The Celtics are in the sort of trouble that no team in NBA history has escaped, trailing Miami 3-0 in the Eastern Conference finals after a 128-102 Heat romp on Sunday night that might not have been even as close as the score would make it appear.
“I think the most important thing is just sticking together, and then I have to be better,” said Mazzulla, the NBA's youngest coach at 34. “I’ve got to put them in better positions. I’ve got to get them ready to play. I have to have the game plan ready for us to be physical and to execute, and it’s important that we stick together.”
It has been a disaster of a series for the Celtics. They’re letting the Heat shoot 52% from the field, 48% from 3-point range — compared to a 29% effort from deep by the Celtics — and the dam might have broken in Game 3. After Games 1 and 2 were decided late in Boston, with the Heat finding a way both times, this one was never in doubt.
“I just didn’t have them ready to play,” Mazzulla said.
That’s quite an indictment, especially after how the last eight months or so have gone for Mazzulla. He wasn’t supposed to coach the Celtics this season, getting the job on an interim basis out of necessity once Ime Udoka was suspended. The regular season was one success after another; the Celtics removed the interim tag just past the season’s midpoint, he coached in the All-Star Game and finished third in the Coach of the Year balloting.
But this series has made all those good moments seem long forgotten. He took criticism for not using a timeout in the third quarter of Game 1 when Miami scored 46 points to completely turn around that contest. He’s taken heat for not being fiery enough, as well, though players said the problems shouldn’t all be on the coach.
“I think it’s a collective effort,” Celtics forward Jaylen Brown said.
Celtics center Al Horford also had Mazzulla’s back, insisting there’s more than enough blame to go around right now.
“At the end of the day, that falls on each player,” Horford said. “We know what we have to do. We knew the magnitude of this game. As a player, I take responsibility because we didn’t have what we needed to have. That’s what that is.”

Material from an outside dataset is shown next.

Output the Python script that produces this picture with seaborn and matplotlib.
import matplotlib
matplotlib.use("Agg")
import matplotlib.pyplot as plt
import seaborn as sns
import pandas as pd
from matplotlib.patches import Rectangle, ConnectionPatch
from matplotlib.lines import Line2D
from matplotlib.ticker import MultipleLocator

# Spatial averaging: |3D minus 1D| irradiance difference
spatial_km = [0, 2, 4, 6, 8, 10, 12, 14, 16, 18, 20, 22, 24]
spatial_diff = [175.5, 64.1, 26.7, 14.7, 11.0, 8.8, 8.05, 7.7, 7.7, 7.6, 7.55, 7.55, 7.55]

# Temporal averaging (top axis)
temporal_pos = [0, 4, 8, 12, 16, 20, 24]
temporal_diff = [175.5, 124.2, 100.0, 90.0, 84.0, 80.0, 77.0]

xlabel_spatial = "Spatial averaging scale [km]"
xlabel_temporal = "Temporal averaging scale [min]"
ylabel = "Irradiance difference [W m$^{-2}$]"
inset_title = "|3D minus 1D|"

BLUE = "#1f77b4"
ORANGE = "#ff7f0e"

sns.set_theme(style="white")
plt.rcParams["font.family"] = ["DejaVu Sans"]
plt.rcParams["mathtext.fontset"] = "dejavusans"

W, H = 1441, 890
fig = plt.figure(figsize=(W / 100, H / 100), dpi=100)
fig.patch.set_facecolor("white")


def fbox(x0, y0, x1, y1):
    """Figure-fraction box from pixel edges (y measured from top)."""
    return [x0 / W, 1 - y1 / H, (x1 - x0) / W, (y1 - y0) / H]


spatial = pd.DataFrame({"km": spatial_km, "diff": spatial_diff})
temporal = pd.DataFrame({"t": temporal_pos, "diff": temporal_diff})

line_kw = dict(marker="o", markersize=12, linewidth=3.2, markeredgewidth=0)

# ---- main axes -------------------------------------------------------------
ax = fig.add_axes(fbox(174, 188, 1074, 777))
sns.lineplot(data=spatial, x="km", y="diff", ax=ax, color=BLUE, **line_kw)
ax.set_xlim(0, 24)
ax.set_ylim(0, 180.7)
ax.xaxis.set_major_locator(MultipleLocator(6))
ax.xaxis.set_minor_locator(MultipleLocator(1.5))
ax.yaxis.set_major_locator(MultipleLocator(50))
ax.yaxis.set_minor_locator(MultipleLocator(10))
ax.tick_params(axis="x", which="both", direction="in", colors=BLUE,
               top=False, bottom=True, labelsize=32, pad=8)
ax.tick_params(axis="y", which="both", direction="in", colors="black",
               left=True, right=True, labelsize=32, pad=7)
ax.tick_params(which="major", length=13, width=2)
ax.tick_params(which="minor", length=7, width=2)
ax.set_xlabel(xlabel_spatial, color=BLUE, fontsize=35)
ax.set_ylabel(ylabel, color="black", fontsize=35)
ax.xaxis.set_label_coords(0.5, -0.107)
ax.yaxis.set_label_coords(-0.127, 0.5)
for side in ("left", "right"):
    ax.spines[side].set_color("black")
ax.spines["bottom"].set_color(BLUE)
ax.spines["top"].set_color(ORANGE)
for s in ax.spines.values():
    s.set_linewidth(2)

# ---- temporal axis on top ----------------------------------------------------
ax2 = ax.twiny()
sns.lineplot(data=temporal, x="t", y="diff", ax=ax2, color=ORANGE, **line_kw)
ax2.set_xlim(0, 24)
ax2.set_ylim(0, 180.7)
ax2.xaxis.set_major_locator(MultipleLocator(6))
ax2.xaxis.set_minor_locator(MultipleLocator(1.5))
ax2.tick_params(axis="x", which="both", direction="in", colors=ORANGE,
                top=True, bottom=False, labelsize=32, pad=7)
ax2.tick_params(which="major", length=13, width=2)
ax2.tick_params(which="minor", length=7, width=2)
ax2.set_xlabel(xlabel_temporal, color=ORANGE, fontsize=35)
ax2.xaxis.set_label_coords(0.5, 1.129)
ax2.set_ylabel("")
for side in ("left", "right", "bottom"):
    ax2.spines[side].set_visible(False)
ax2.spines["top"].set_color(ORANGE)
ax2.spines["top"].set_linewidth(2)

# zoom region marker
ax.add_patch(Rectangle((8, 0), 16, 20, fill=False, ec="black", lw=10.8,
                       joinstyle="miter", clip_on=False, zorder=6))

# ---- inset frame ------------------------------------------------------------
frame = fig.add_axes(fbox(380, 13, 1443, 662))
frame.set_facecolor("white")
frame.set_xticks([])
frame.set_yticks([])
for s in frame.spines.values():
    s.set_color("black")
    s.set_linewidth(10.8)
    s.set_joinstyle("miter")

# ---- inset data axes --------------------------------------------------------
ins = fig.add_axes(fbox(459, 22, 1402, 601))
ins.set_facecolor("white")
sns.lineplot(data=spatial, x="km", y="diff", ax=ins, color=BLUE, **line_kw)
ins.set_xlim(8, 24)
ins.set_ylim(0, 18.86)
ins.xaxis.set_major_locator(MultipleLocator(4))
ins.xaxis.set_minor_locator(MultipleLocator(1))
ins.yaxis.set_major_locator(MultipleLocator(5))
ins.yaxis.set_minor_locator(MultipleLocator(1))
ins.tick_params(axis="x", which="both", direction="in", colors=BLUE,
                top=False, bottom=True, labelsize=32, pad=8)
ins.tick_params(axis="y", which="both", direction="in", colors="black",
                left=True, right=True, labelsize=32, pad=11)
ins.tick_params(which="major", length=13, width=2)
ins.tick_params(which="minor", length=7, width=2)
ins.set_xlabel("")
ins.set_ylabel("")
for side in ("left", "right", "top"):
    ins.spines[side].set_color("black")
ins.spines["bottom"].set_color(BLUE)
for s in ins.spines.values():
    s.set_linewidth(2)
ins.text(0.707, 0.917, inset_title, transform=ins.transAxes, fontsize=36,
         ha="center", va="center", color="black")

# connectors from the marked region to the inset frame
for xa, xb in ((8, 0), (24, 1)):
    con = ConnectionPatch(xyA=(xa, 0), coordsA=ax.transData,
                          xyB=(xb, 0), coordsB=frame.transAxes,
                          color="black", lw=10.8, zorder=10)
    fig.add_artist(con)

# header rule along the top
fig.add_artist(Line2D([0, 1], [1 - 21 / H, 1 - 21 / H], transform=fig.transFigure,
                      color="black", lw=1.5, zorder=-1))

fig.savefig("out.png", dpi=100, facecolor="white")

The phrase in sports parlance is “losing the locker room.” For a coach, that is often extremely damning — and means either players aren’t motivated, aren’t prepared, or just aren’t listening anymore.
Whether that’s happened or not isn’t clear, and really doesn’t matter. In a city that saw the Red Sox make history from coming from 3-0 down in the AL championship series against the New York Yankees in 2004, the Celtics now need the same miracle.
“I have to be better, figure out what this team needs to make sure that they’re connected, they’re physical and they’re together by the time we step on the floor,” Mazzulla said.
Can it happen?
“I’m not sure,” Mazzulla said.
He’s got until Tuesday night to figure it out.